TASK DESCRIPTION —
Reproduce, word for word, the span of lines starting at the line holding "Convert this chart to matplotlib code." and ending at the line holding "fig.savefig('out.png', dpi=100)". Omit every picture.

DATASET ROWS —
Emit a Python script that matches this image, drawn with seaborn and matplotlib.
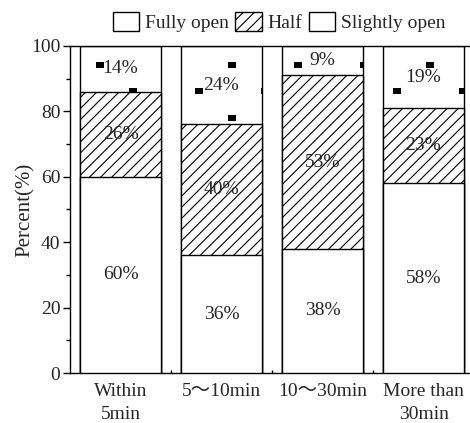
import numpy as np
import pandas as pd
import matplotlib
matplotlib.use("Agg")
import matplotlib.pyplot as plt
import seaborn as sns
from matplotlib.patches import Patch
from matplotlib.ticker import MultipleLocator, FixedLocator

# Share of window-opening states by opening duration
categories = ["Within\n5min", "5～10min", "10～30min", "More than\n30min"]
fully_open = [60, 36, 38, 58]
half_open = [26, 40, 53, 23]
slightly_open = [14, 24, 9, 19]
series_names = ["Fully open", "Half", "Slightly open"]
y_ticks = [0, 20, 40, 60, 80, 100]

sns.set_theme(style="ticks")
plt.rcParams["font.family"] = ["Liberation Serif", "Noto Sans CJK SC"]
plt.rcParams["hatch.linewidth"] = 0.8
plt.rcParams["hatch.color"] = "black"
FS = 14

df = pd.DataFrame({
    "duration": categories,
    "fully": fully_open,
    "half": half_open,
    "slight": slightly_open,
})
df["fully_half"] = df["fully"] + df["half"]
df["total"] = df["fully_half"] + df["slight"]

fig = plt.figure(figsize=(4.7, 4.23), dpi=100)
ax = fig.add_axes([70 / 470, 50 / 423, 404 / 470, 327 / 423])

bar_kw = dict(x="duration", color="white", edgecolor="black", linewidth=1.0,
              width=0.8, saturation=1, errorbar=None, ax=ax)

# Stacks drawn from the full height down, each layer covering the one beneath
sns.barplot(data=df, y="total", zorder=1, **bar_kw)
top_patches = list(ax.patches)

# Sparse square-dot fill for the "Slightly open" segment
half_step = 0.3267
row_step = 8.1
for i, patch in enumerate(top_patches):
    xs_all, ys_all = [], []
    for k in range(13):
        y = 94.2 - row_step * k
        start = -0.203 if k % 2 == 0 else -0.203 + half_step
        xs = np.arange(start - 4 * half_step, 4.0, 2 * half_step)
        xs = xs[(xs > i - 0.45) & (xs < i + 0.45)]
        xs_all.extend(xs)
        ys_all.extend([y] * len(xs))
    sc = ax.scatter(xs_all, ys_all, marker=[(-1, -0.72), (1, -0.72), (1, 0.72), (-1, 0.72)],
                    s=28, color="black", linewidths=0, zorder=1.5)
    sc.set_clip_path(patch)

sns.barplot(data=df, y="fully_half", hatch="///", zorder=2, **bar_kw)
sns.barplot(data=df, y="fully", zorder=3, **bar_kw)

# Percentage labels centred in each segment
for i in range(len(categories)):
    f, h, s = fully_open[i], half_open[i], slightly_open[i]
    ax.text(i, f / 2, f"{f}%", ha="center", va="center", fontsize=FS, zorder=5)
    ax.text(i, f + h / 2, f"{h}%", ha="center", va="center", fontsize=FS, zorder=5)
    ax.text(i, f + h + s / 2, f"{s}%", ha="center", va="center", fontsize=FS, zorder=5)

ax.set_ylim(0, 100)
ax.set_xlim(-0.5, 3.5)
ax.yaxis.set_major_locator(FixedLocator(y_ticks))
ax.yaxis.set_minor_locator(MultipleLocator(10))
ax.xaxis.set_minor_locator(FixedLocator([0.5, 1.5, 2.5]))
ax.tick_params(axis="y", which="major", direction="out", length=5, width=1,
               labelsize=FS, pad=2, color="black")
ax.tick_params(axis="y", which="minor", direction="out", length=3, width=1, color="black")
ax.tick_params(axis="x", which="major", direction="in", length=5, width=1,
               labelsize=FS, pad=7, color="black")
ax.tick_params(axis="x", which="minor", direction="in", length=2, width=1, color="black")
for lab in ax.get_xticklabels():
    lab.set_linespacing(1.5)

ax.set_xlabel("")
ax.set_ylabel("Percent(%)", fontsize=15, labelpad=-3)
for sp in ax.spines.values():
    sp.set_color("black")
    sp.set_linewidth(1.0)

handles = [
    Patch(facecolor="white", edgecolor="black", linewidth=1.0),
    Patch(facecolor="white", edgecolor="black", linewidth=1.0, hatch="///"),
    Patch(facecolor="white", edgecolor="black", linewidth=1.0),
]
fig.legend(handles, series_names, loc="center", bbox_to_anchor=(279 / 470, 1 - 22 / 423),
           ncol=3, frameon=False, fontsize=FS, handlelength=1.35, handleheight=1.15,
           handletextpad=0.3, columnspacing=0.35, borderaxespad=0, borderpad=0)

fig.savefig("out.png", dpi=100)
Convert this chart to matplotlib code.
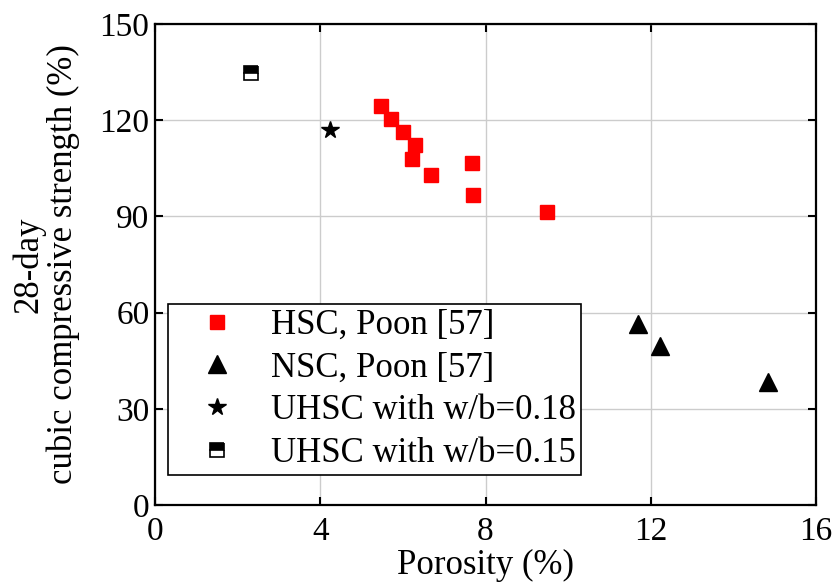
import matplotlib
matplotlib.use("Agg")
import matplotlib.pyplot as plt

plt.rcParams['font.family'] = ['Liberation Serif', 'DejaVu Serif']

# HSC, Poon [57]
hsc_x = [5.47, 5.71, 6.00, 6.29, 6.22, 6.68, 7.67, 7.70, 9.49]
hsc_y = [124.3, 120.3, 116.2, 112.4, 108.0, 103.0, 106.5, 96.8, 91.4]

# NSC, Poon [57]
nsc_x = [11.69, 12.22, 14.84]
nsc_y = [56.4, 49.5, 38.5]

# UHSC w/b=0.18
u18_x = [4.24]
u18_y = [116.8]

# UHSC w/b=0.15
u15_x = [2.32]
u15_y = [134.7]

xticks = [0, 4, 8, 12, 16]
yticks = [0, 30, 60, 90, 120, 150]

fig = plt.figure(figsize=(8.37, 5.88), dpi=100)
ax = fig.add_axes([155 / 837, 1 - 505 / 588, 661 / 837, 481 / 588])

ax.plot(hsc_x, hsc_y, 's', color='red', markersize=10, linestyle='none',
        label='HSC, Poon [57]')
ax.plot(nsc_x, nsc_y, '^', color='black', markersize=13, linestyle='none',
        label='NSC, Poon [57]')
ax.plot(u18_x, u18_y, '*', color='black', markersize=13, linestyle='none',
        label='UHSC with w/b=0.18')
ax.plot(u15_x, u15_y, 's', color='black', markersize=9.5, linestyle='none',
        fillstyle='top', markerfacecoloralt='white', markeredgewidth=1.2,
        label='UHSC with w/b=0.15')

ax.set_xlim(0, 16)
ax.set_ylim(0, 150)
ax.set_xticks(xticks)
ax.set_yticks(yticks)
ax.grid(True, color='#cccccc', linewidth=1)
ax.set_axisbelow(True)
ax.tick_params(direction='in', top=True, right=True, labelsize=24,
               length=6, width=1.5)
ax.tick_params(axis='x', pad=8)
ax.tick_params(axis='y', pad=4)
for s in ax.spines.values():
    s.set_linewidth(1.6)

ax.set_xlabel('Porosity (%)', fontsize=25, labelpad=2)
ax.set_ylabel('28-day\ncubic compressive strength (%)', fontsize=25,
              linespacing=1.05, labelpad=14)

leg = ax.legend(loc='lower left', bbox_to_anchor=(0.02, 0.062), fontsize=25,
                frameon=True, fancybox=False, edgecolor='black',
                framealpha=1, handletextpad=0.3, borderpad=0.15,
                labelspacing=0.28, handlelength=2.5, borderaxespad=0)
leg.get_frame().set_linewidth(1.2)

fig.savefig('out.png', dpi=100)
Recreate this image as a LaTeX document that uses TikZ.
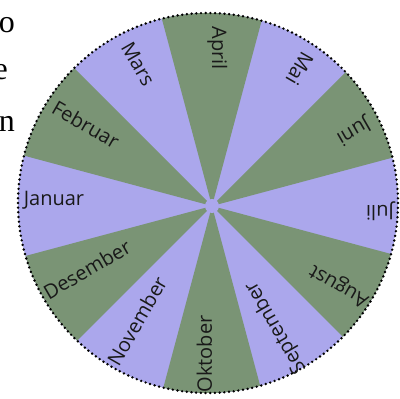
\documentclass[tikz,border=0pt]{standalone}
\usepackage{fontspec}
\setmainfont{Liberation Serif}
\newfontfamily\labfont{Open Sans}
\usetikzlibrary{calc}
\definecolor{lav}{HTML}{ABA7EC}
\definecolor{grn}{HTML}{7A9475}
\begin{document}
\begin{tikzpicture}[x=1pt,y=1pt,
  month/.style={font=\labfont\fontsize{20}{20}\selectfont, anchor=base, inner sep=0pt, text=black!90},
  pagetext/.style={font=\fontsize{32}{32}\selectfont, anchor=base east, inner sep=0pt},
  rim/.style={line width=2.7pt, dash pattern=on 0pt off 4.7pt, line cap=round, black}]
\useasboundingbox (0,0) rectangle (400,399);
\coordinate (apex) at (212,193);
\coordinate (cc) at (208,196);
\begin{scope}
  \clip (cc) circle (190);
  \fill[lav] (cc) circle (190);
  \foreach \a in {90,30,-30,-90,-150,150}
    \fill[grn] (apex) -- +(\a-15:320) -- +(\a+15:320) -- cycle;
\end{scope}
\draw[rim] (cc) circle (190);
\fill[lav] (apex) circle (7);
\foreach \name/\ang/\r in {Januar/180/158, Februar/150/150, Mars/120/160, April/90/158,
  Mai/60/163, Juni/30/160, Juli/0/168, August/-30/150, September/-60/137,
  Oktober/-90/148, November/-120/137, Desember/-150/140}
  \node[month, rotate=\ang+180] (\name) at ($(apex)+(\ang:\r)$) {\name};
\node[pagetext] (t1) at (15,366) {to};
\node[pagetext] (t2) at (8,319) {e};
\node[pagetext] (t3) at (15,267) {n};
\end{tikzpicture}
\end{document}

COMPLETED TASK —
Convert this chart to matplotlib code.
import matplotlib
matplotlib.use("Agg")
import matplotlib.pyplot as plt

plt.rcParams['font.family'] = ['Liberation Serif', 'DejaVu Serif']

# HSC, Poon [57]
hsc_x = [5.47, 5.71, 6.00, 6.29, 6.22, 6.68, 7.67, 7.70, 9.49]
hsc_y = [124.3, 120.3, 116.2, 112.4, 108.0, 103.0, 106.5, 96.8, 91.4]

# NSC, Poon [57]
nsc_x = [11.69, 12.22, 14.84]
nsc_y = [56.4, 49.5, 38.5]

# UHSC w/b=0.18
u18_x = [4.24]
u18_y = [116.8]

# UHSC w/b=0.15
u15_x = [2.32]
u15_y = [134.7]

xticks = [0, 4, 8, 12, 16]
yticks = [0, 30, 60, 90, 120, 150]

fig = plt.figure(figsize=(8.37, 5.88), dpi=100)
ax = fig.add_axes([155 / 837, 1 - 505 / 588, 661 / 837, 481 / 588])

ax.plot(hsc_x, hsc_y, 's', color='red', markersize=10, linestyle='none',
        label='HSC, Poon [57]')
ax.plot(nsc_x, nsc_y, '^', color='black', markersize=13, linestyle='none',
        label='NSC, Poon [57]')
ax.plot(u18_x, u18_y, '*', color='black', markersize=13, linestyle='none',
        label='UHSC with w/b=0.18')
ax.plot(u15_x, u15_y, 's', color='black', markersize=9.5, linestyle='none',
        fillstyle='top', markerfacecoloralt='white', markeredgewidth=1.2,
        label='UHSC with w/b=0.15')

ax.set_xlim(0, 16)
ax.set_ylim(0, 150)
ax.set_xticks(xticks)
ax.set_yticks(yticks)
ax.grid(True, color='#cccccc', linewidth=1)
ax.set_axisbelow(True)
ax.tick_params(direction='in', top=True, right=True, labelsize=24,
               length=6, width=1.5)
ax.tick_params(axis='x', pad=8)
ax.tick_params(axis='y', pad=4)
for s in ax.spines.values():
    s.set_linewidth(1.6)

ax.set_xlabel('Porosity (%)', fontsize=25, labelpad=2)
ax.set_ylabel('28-day\ncubic compressive strength (%)', fontsize=25,
              linespacing=1.05, labelpad=14)

leg = ax.legend(loc='lower left', bbox_to_anchor=(0.02, 0.062), fontsize=25,
                frameon=True, fancybox=False, edgecolor='black',
                framealpha=1, handletextpad=0.3, borderpad=0.15,
                labelspacing=0.28, handlelength=2.5, borderaxespad=0)
leg.get_frame().set_linewidth(1.2)

fig.savefig('out.png', dpi=100)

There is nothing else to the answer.